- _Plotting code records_
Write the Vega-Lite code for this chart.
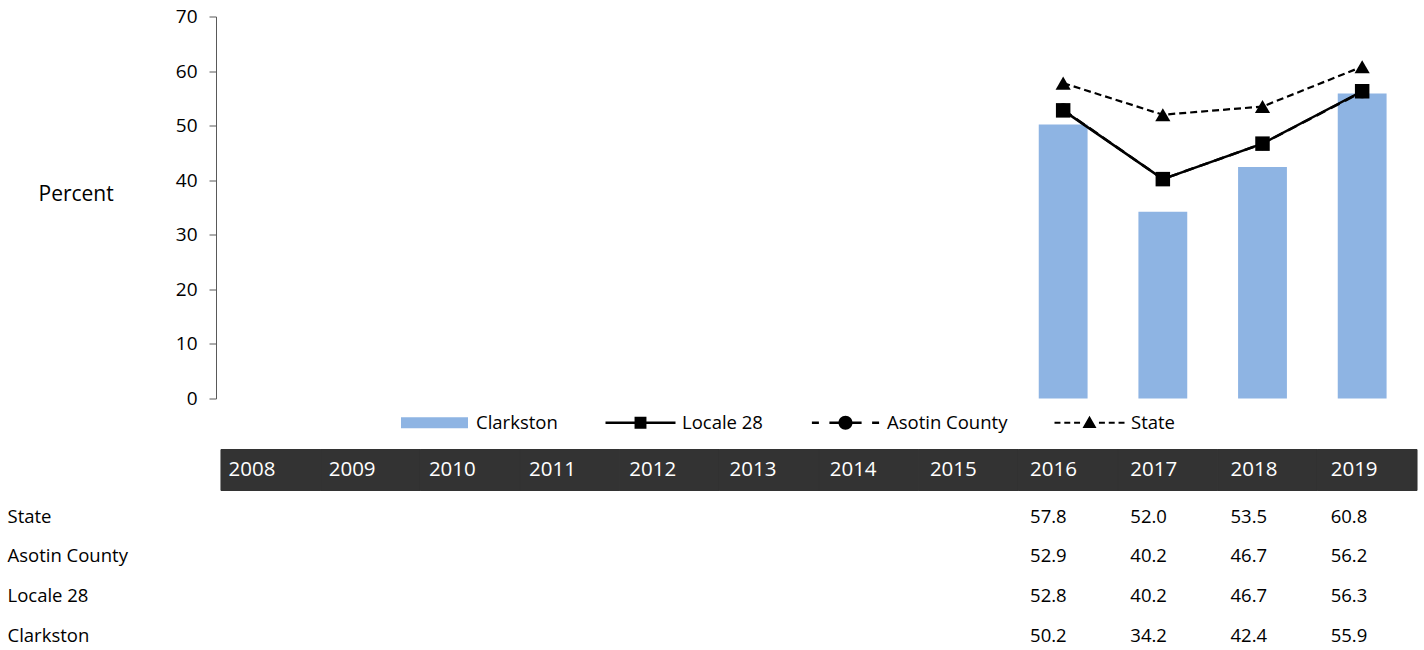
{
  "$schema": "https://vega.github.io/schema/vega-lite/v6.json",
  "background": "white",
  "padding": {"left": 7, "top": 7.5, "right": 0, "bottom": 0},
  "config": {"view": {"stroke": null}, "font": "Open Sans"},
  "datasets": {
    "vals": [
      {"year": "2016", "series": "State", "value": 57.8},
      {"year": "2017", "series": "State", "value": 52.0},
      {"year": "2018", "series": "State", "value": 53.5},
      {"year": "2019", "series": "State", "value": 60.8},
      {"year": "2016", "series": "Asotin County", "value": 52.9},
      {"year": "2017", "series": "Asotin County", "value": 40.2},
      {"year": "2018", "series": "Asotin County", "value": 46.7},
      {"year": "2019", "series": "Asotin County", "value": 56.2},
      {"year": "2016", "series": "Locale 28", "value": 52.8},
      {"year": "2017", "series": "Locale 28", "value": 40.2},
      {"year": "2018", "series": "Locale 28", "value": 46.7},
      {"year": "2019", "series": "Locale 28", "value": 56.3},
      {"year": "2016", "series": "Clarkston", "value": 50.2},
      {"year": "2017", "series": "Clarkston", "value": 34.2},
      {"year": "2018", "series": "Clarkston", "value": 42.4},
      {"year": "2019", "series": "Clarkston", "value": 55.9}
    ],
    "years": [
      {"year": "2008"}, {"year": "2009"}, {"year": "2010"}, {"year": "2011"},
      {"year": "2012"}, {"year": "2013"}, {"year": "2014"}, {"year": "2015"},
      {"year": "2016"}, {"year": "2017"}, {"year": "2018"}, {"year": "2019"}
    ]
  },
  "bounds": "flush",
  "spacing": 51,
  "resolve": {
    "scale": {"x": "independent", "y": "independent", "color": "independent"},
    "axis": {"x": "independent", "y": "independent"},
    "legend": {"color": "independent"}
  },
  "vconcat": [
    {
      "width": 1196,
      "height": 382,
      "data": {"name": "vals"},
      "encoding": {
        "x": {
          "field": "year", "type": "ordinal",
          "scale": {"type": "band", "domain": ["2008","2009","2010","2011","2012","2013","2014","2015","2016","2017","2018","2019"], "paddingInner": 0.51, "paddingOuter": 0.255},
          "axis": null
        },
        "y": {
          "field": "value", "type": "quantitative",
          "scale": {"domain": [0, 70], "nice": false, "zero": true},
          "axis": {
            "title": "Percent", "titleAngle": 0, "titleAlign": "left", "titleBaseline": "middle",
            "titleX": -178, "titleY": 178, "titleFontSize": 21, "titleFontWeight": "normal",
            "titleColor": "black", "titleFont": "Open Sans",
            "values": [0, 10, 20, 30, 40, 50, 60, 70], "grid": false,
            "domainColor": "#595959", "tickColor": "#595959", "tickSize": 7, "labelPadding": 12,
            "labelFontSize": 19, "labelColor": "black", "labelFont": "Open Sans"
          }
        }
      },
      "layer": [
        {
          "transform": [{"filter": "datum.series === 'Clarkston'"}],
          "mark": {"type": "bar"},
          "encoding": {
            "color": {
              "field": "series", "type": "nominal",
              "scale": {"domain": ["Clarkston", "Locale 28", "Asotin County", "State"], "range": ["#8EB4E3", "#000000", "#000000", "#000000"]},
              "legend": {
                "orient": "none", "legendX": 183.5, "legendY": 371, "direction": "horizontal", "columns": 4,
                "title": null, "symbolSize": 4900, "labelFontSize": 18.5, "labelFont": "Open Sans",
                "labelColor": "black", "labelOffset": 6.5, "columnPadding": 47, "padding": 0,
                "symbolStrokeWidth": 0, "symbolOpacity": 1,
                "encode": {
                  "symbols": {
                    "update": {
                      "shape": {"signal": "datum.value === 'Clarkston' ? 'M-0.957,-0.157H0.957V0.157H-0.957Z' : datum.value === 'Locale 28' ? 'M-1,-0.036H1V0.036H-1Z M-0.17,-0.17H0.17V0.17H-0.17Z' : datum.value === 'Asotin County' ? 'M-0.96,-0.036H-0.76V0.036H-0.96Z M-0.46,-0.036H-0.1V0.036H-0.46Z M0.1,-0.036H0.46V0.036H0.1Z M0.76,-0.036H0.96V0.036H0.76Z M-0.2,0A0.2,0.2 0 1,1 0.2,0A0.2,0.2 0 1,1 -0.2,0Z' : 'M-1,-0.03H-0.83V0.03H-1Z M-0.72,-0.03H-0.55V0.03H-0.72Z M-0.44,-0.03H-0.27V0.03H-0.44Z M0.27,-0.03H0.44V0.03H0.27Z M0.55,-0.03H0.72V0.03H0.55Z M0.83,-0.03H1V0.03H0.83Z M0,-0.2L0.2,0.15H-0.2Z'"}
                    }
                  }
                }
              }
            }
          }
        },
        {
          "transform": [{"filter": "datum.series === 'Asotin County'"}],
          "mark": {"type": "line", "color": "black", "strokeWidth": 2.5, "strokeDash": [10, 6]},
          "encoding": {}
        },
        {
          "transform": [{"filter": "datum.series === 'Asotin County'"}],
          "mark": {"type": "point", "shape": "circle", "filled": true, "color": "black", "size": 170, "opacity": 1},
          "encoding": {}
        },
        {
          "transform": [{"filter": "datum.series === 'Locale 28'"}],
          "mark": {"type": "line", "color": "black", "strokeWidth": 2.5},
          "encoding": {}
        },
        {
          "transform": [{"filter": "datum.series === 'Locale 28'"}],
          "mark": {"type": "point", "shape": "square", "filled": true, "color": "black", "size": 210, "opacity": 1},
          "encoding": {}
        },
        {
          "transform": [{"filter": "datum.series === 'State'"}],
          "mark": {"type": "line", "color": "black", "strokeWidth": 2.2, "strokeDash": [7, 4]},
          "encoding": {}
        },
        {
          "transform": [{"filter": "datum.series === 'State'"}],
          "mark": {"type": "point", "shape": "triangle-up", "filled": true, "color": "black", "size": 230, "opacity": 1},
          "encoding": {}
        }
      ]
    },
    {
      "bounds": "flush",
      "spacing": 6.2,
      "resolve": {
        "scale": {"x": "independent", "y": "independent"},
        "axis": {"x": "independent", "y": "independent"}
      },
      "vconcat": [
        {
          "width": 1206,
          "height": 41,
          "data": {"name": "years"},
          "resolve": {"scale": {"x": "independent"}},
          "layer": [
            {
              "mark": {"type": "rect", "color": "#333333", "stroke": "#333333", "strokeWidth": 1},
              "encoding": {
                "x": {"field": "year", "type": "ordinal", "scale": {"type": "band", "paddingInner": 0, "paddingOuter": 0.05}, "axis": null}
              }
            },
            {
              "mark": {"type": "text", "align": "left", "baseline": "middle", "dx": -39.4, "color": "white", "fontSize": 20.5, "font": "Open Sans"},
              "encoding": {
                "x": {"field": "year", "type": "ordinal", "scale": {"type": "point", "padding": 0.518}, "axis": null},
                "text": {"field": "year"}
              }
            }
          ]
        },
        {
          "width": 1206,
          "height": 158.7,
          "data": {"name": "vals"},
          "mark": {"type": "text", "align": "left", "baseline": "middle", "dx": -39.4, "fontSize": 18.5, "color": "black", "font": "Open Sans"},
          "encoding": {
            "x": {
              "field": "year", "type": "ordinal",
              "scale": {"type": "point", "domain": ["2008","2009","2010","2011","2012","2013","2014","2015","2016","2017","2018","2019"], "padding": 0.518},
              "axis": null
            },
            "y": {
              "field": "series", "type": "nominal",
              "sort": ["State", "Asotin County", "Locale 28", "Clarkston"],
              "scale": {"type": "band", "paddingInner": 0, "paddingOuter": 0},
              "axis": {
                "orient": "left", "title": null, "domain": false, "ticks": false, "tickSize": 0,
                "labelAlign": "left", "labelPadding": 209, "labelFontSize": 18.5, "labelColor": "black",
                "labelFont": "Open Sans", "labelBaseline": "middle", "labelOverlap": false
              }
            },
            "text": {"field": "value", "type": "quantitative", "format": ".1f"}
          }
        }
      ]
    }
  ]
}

...

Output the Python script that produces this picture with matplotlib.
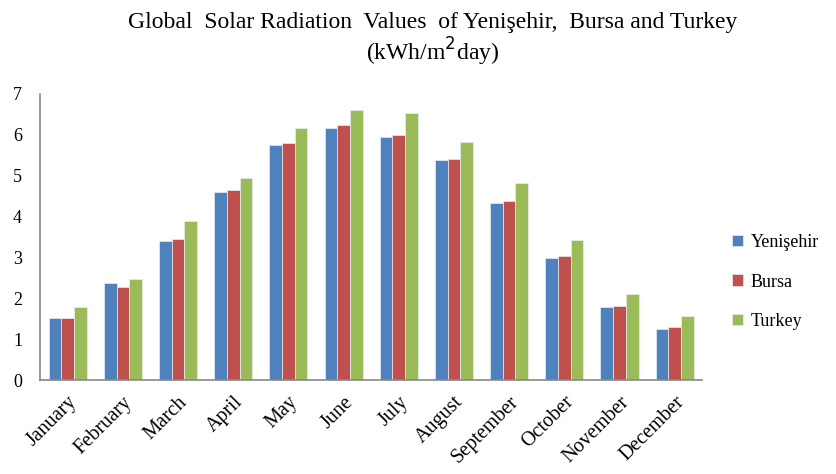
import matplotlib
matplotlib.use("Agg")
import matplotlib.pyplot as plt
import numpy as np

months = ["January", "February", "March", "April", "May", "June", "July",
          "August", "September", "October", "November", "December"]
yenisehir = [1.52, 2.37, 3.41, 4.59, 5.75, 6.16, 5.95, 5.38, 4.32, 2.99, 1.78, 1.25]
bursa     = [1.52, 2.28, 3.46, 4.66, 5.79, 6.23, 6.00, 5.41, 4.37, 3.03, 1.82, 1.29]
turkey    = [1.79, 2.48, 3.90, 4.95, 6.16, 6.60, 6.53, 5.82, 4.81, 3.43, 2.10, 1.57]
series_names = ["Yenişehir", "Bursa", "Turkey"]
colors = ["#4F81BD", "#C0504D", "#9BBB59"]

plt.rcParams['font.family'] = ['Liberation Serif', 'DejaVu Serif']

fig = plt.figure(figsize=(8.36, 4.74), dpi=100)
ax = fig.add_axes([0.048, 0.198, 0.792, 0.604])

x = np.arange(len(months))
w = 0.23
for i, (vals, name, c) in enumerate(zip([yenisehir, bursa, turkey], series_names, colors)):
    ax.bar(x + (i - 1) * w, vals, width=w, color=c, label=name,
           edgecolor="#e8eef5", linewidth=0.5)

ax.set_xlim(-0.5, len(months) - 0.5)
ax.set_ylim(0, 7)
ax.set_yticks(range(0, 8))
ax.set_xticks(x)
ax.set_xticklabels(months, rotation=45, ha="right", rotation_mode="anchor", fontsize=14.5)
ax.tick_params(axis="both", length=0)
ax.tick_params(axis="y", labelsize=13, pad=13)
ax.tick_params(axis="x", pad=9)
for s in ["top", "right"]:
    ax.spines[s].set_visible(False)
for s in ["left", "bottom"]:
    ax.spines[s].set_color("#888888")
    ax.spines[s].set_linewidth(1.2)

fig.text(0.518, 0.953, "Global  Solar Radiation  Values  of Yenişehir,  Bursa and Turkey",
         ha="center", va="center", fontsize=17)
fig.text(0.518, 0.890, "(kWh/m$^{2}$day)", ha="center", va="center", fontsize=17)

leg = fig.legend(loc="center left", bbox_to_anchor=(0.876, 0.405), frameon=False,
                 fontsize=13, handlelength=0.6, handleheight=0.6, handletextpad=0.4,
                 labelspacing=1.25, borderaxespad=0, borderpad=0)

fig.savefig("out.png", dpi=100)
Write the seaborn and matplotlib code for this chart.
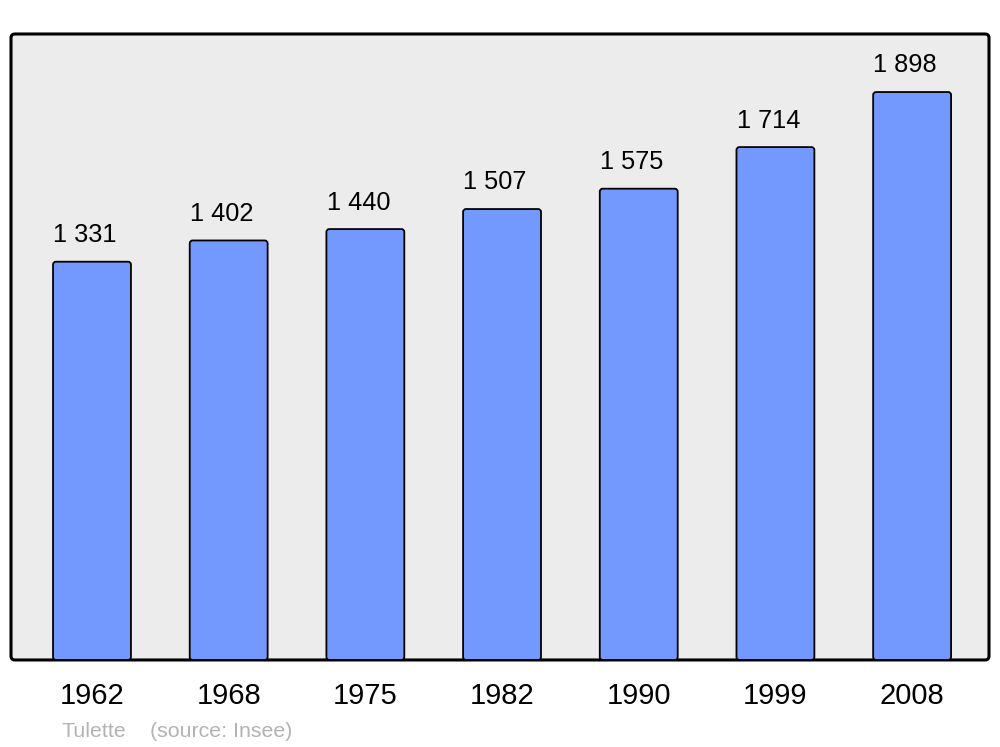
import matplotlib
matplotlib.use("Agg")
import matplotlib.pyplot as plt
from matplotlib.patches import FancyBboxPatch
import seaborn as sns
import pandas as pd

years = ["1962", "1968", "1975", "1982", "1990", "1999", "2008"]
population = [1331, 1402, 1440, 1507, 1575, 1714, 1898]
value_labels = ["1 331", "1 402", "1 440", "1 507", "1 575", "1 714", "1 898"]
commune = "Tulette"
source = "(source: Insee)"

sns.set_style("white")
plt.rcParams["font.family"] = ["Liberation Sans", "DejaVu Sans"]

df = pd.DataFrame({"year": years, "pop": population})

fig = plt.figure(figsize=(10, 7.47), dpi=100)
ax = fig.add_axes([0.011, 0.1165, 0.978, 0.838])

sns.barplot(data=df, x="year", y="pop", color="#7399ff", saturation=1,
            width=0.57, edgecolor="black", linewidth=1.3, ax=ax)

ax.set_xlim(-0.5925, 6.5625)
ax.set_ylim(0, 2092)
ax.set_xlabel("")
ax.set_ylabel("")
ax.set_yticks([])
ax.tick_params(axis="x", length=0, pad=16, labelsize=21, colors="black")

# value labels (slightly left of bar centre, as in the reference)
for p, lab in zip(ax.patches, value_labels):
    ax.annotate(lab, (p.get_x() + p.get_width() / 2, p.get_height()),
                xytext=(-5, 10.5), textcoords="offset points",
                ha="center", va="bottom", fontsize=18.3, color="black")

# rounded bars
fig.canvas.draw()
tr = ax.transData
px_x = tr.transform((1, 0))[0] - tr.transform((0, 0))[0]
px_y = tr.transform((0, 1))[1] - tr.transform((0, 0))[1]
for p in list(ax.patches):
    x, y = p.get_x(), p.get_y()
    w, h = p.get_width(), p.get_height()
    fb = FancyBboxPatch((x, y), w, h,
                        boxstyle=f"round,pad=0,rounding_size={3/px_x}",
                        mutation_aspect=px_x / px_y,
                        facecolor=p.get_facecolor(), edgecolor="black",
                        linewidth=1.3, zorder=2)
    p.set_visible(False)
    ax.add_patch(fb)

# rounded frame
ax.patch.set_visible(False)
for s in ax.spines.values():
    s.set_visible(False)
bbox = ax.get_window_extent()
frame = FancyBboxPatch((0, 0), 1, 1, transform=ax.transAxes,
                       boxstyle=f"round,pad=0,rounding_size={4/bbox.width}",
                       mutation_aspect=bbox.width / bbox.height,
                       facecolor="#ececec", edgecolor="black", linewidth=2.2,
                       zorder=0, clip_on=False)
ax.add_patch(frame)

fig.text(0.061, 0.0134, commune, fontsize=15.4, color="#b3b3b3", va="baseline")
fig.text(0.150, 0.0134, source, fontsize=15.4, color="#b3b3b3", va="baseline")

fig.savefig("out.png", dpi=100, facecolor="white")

- _EXERCISE REQUIREMENTS_
The material above holds pictures; leave them out. Repeat exactly the lines from the one containing "Write the seaborn" through the one containing "import pandas as pd", and nothing else.

- _CORRECT OUTPUT_
Write the seaborn and matplotlib code for this chart.
import matplotlib
matplotlib.use("Agg")
import matplotlib.pyplot as plt
from matplotlib.patches import FancyBboxPatch
import seaborn as sns
import pandas as pd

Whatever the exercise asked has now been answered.